* Begin *
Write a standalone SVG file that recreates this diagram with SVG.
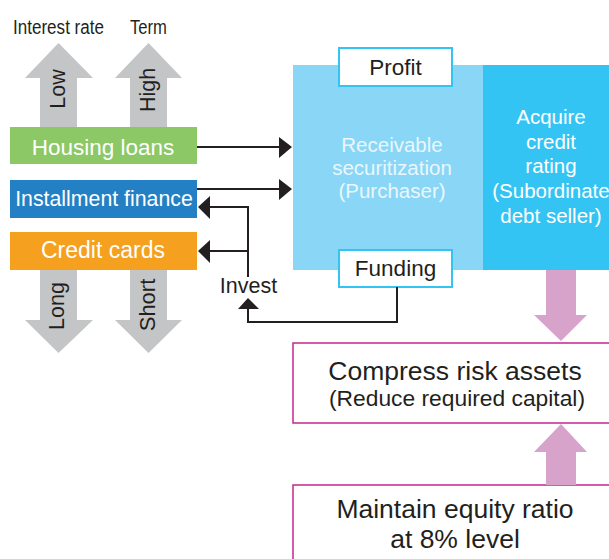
<svg xmlns="http://www.w3.org/2000/svg" width="609" height="559" viewBox="0 0 609 559">
  <style>
    text { font-family: "Liberation Sans", Arial, sans-serif; }
    .dark { fill: #231F20; }
    .white { fill: #FFFFFF; }
    .soft { fill: #EAF7FD; }
    .gray { fill: #C4C5C7; }
    .pink { fill: #D8A3CA; }
    .wire { fill: none; stroke: #231F20; stroke-width: 2; }
    .head { fill: #231F20; }
    .tag { fill: #FFFFFF; stroke: #34C4F3; stroke-width: 2; }
    .goal { fill: #FFFFFF; stroke: #C4278C; stroke-width: 1.5; }
  </style>

  <!-- axis arrows -->
  <g id="axis-interest">
    <text x="58.5" y="34" font-size="19.5" class="dark" text-anchor="middle" textLength="91" lengthAdjust="spacingAndGlyphs">Interest rate</text>
    <polygon class="gray" points="58.5,43 93,78 77,78 77,128 40,128 40,78 25,78"/>
    <polygon class="gray" points="40,270 77,270 77,320 93,320 58.5,353 25,320 40,320"/>
    <text transform="translate(65,89) rotate(-90)" font-size="21.5" class="dark" text-anchor="middle">Low</text>
    <text transform="translate(64,306) rotate(-90)" font-size="21.5" class="dark" text-anchor="middle">Long</text>
  </g>
  <g id="axis-term">
    <text x="148.5" y="34" font-size="19.5" class="dark" text-anchor="middle" textLength="37" lengthAdjust="spacingAndGlyphs">Term</text>
    <polygon class="gray" points="148.5,43 182,78 167,78 167,128 130,128 130,78 115,78"/>
    <polygon class="gray" points="130,270 167,270 167,320 182,320 148.5,353 115,320 130,320"/>
    <text transform="translate(155,90) rotate(-90)" font-size="21.5" class="dark" text-anchor="middle">High</text>
    <text transform="translate(155,305) rotate(-90)" font-size="22" class="dark" text-anchor="middle">Short</text>
  </g>

  <!-- product boxes -->
  <g id="housing-loans">
    <rect x="10" y="127" width="187" height="37" fill="#8CC866"/>
    <text x="103" y="155" font-size="22.5" class="white" text-anchor="middle">Housing loans</text>
  </g>
  <g id="installment-finance">
    <rect x="10" y="180" width="187" height="38" fill="#2480C4"/>
    <text x="104" y="206" font-size="21.3" class="white" text-anchor="middle">Installment finance</text>
  </g>
  <g id="credit-cards">
    <rect x="10" y="232" width="187" height="38" fill="#F5A01F"/>
    <text x="103" y="258" font-size="23" class="white" text-anchor="middle">Credit cards</text>
  </g>

  <!-- securitization blocks -->
  <g id="securitization">
    <rect x="293" y="65" width="190" height="205" fill="#89D6F6"/>
    <text x="392" y="152" font-size="20.5" class="soft" text-anchor="middle">Receivable</text>
    <text x="392" y="175" font-size="20.5" class="soft" text-anchor="middle">securitization</text>
    <text x="392" y="198" font-size="20.5" class="soft" text-anchor="middle">(Purchaser)</text>
  </g>
  <g id="credit-rating">
    <rect x="483" y="65" width="130" height="205" fill="#34C4F3"/>
    <text x="551" y="124" font-size="20.5" class="white" text-anchor="middle">Acquire</text>
    <text x="551" y="149" font-size="20.5" class="white" text-anchor="middle">credit</text>
    <text x="551" y="173" font-size="20.5" class="white" text-anchor="middle">rating</text>
    <text x="551" y="198" font-size="20.5" class="white" text-anchor="middle">(Subordinate</text>
    <text x="551" y="223" font-size="20.5" class="white" text-anchor="middle">debt seller)</text>
  </g>
  <g id="profit">
    <rect class="tag" x="339" y="48" width="113" height="38"/>
    <text x="395.5" y="75" font-size="22.5" class="dark" text-anchor="middle">Profit</text>
  </g>
  <g id="funding">
    <rect class="tag" x="339" y="250" width="113" height="37"/>
    <text x="395.5" y="276" font-size="22.5" class="dark" text-anchor="middle">Funding</text>
  </g>

  <!-- outcome boxes -->
  <g id="compress-risk">
    <rect class="goal" x="293" y="343" width="330" height="80"/>
    <text x="455" y="380" font-size="26.5" class="dark" text-anchor="middle">Compress risk assets</text>
    <text x="457" y="406" font-size="22.8" class="dark" text-anchor="middle">(Reduce required capital)</text>
  </g>
  <g id="equity-ratio">
    <rect class="goal" x="293" y="485" width="330" height="90"/>
    <text x="455" y="518" font-size="26.5" class="dark" text-anchor="middle">Maintain equity ratio</text>
    <text x="455" y="548" font-size="26.5" class="dark" text-anchor="middle">at 8% level</text>
  </g>

  <!-- connectors -->
  <g id="connectors">
    <line class="wire" x1="197" y1="147" x2="281" y2="147"/>
    <polygon class="head" points="279,137 292,147 279,158"/>
    <line class="wire" x1="197" y1="189" x2="281" y2="189"/>
    <polygon class="head" points="279,179 292,189 279,200"/>

    <polyline class="wire" points="209,207 248,207 248,277"/>
    <polygon class="head" points="210,196 198,207 210,219"/>
    <line class="wire" x1="209" y1="251" x2="248" y2="251"/>
    <polygon class="head" points="210,240 198,251 210,263"/>

    <text x="248.5" y="293" font-size="21.5" class="dark" text-anchor="middle">Invest</text>

    <polyline class="wire" points="397,287 397,322 248,322 248,308"/>
    <polygon class="head" points="238,309 248,298 259,309"/>

    <polygon class="pink" points="546,270 576,270 576,315 587,315 561,341 534,315 546,315"/>
    <polygon class="pink" points="561,424 587,452 576,452 576,485 546,485 546,452 534,452"/>
  </g>
</svg>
* End *
**WRITTEN PROBLEM**
Pictures excluded, quote all the data above exactly.

**CORRECT OUTPUT**
Write a standalone SVG file that recreates this diagram with SVG.
<svg xmlns="http://www.w3.org/2000/svg" width="609" height="559" viewBox="0 0 609 559">
  <style>
    text { font-family: "Liberation Sans", Arial, sans-serif; }
    .dark { fill: #231F20; }
    .white { fill: #FFFFFF; }
    .soft { fill: #EAF7FD; }
    .gray { fill: #C4C5C7; }
    .pink { fill: #D8A3CA; }
    .wire { fill: none; stroke: #231F20; stroke-width: 2; }
    .head { fill: #231F20; }
    .tag { fill: #FFFFFF; stroke: #34C4F3; stroke-width: 2; }
    .goal { fill: #FFFFFF; stroke: #C4278C; stroke-width: 1.5; }
  </style>

  <!-- axis arrows -->
  <g id="axis-interest">
    <text x="58.5" y="34" font-size="19.5" class="dark" text-anchor="middle" textLength="91" lengthAdjust="spacingAndGlyphs">Interest rate</text>
    <polygon class="gray" points="58.5,43 93,78 77,78 77,128 40,128 40,78 25,78"/>
    <polygon class="gray" points="40,270 77,270 77,320 93,320 58.5,353 25,320 40,320"/>
    <text transform="translate(65,89) rotate(-90)" font-size="21.5" class="dark" text-anchor="middle">Low</text>
    <text transform="translate(64,306) rotate(-90)" font-size="21.5" class="dark" text-anchor="middle">Long</text>
  </g>
  <g id="axis-term">
    <text x="148.5" y="34" font-size="19.5" class="dark" text-anchor="middle" textLength="37" lengthAdjust="spacingAndGlyphs">Term</text>
    <polygon class="gray" points="148.5,43 182,78 167,78 167,128 130,128 130,78 115,78"/>
    <polygon class="gray" points="130,270 167,270 167,320 182,320 148.5,353 115,320 130,320"/>
    <text transform="translate(155,90) rotate(-90)" font-size="21.5" class="dark" text-anchor="middle">High</text>
    <text transform="translate(155,305) rotate(-90)" font-size="22" class="dark" text-anchor="middle">Short</text>
  </g>

  <!-- product boxes -->
  <g id="housing-loans">
    <rect x="10" y="127" width="187" height="37" fill="#8CC866"/>
    <text x="103" y="155" font-size="22.5" class="white" text-anchor="middle">Housing loans</text>
  </g>
  <g id="installment-finance">
    <rect x="10" y="180" width="187" height="38" fill="#2480C4"/>
    <text x="104" y="206" font-size="21.3" class="white" text-anchor="middle">Installment finance</text>
  </g>
  <g id="credit-cards">
    <rect x="10" y="232" width="187" height="38" fill="#F5A01F"/>
    <text x="103" y="258" font-size="23" class="white" text-anchor="middle">Credit cards</text>
  </g>

  <!-- securitization blocks -->
  <g id="securitization">
    <rect x="293" y="65" width="190" height="205" fill="#89D6F6"/>
    <text x="392" y="152" font-size="20.5" class="soft" text-anchor="middle">Receivable</text>
    <text x="392" y="175" font-size="20.5" class="soft" text-anchor="middle">securitization</text>
    <text x="392" y="198" font-size="20.5" class="soft" text-anchor="middle">(Purchaser)</text>
  </g>
  <g id="credit-rating">
    <rect x="483" y="65" width="130" height="205" fill="#34C4F3"/>
    <text x="551" y="124" font-size="20.5" class="white" text-anchor="middle">Acquire</text>
    <text x="551" y="149" font-size="20.5" class="white" text-anchor="middle">credit</text>
    <text x="551" y="173" font-size="20.5" class="white" text-anchor="middle">rating</text>
    <text x="551" y="198" font-size="20.5" class="white" text-anchor="middle">(Subordinate</text>
    <text x="551" y="223" font-size="20.5" class="white" text-anchor="middle">debt seller)</text>
  </g>
  <g id="profit">
    <rect class="tag" x="339" y="48" width="113" height="38"/>
    <text x="395.5" y="75" font-size="22.5" class="dark" text-anchor="middle">Profit</text>
  </g>
  <g id="funding">
    <rect class="tag" x="339" y="250" width="113" height="37"/>
    <text x="395.5" y="276" font-size="22.5" class="dark" text-anchor="middle">Funding</text>
  </g>

  <!-- outcome boxes -->
  <g id="compress-risk">
    <rect class="goal" x="293" y="343" width="330" height="80"/>
    <text x="455" y="380" font-size="26.5" class="dark" text-anchor="middle">Compress risk assets</text>
    <text x="457" y="406" font-size="22.8" class="dark" text-anchor="middle">(Reduce required capital)</text>
  </g>
  <g id="equity-ratio">
    <rect class="goal" x="293" y="485" width="330" height="90"/>
    <text x="455" y="518" font-size="26.5" class="dark" text-anchor="middle">Maintain equity ratio</text>
    <text x="455" y="548" font-size="26.5" class="dark" text-anchor="middle">at 8% level</text>
  </g>

  <!-- connectors -->
  <g id="connectors">
    <line class="wire" x1="197" y1="147" x2="281" y2="147"/>
    <polygon class="head" points="279,137 292,147 279,158"/>
    <line class="wire" x1="197" y1="189" x2="281" y2="189"/>
    <polygon class="head" points="279,179 292,189 279,200"/>

    <polyline class="wire" points="209,207 248,207 248,277"/>
    <polygon class="head" points="210,196 198,207 210,219"/>
    <line class="wire" x1="209" y1="251" x2="248" y2="251"/>
    <polygon class="head" points="210,240 198,251 210,263"/>

    <text x="248.5" y="293" font-size="21.5" class="dark" text-anchor="middle">Invest</text>

    <polyline class="wire" points="397,287 397,322 248,322 248,308"/>
    <polygon class="head" points="238,309 248,298 259,309"/>

    <polygon class="pink" points="546,270 576,270 576,315 587,315 561,341 534,315 546,315"/>
    <polygon class="pink" points="561,424 587,452 576,452 576,485 546,485 546,452 534,452"/>
  </g>
</svg>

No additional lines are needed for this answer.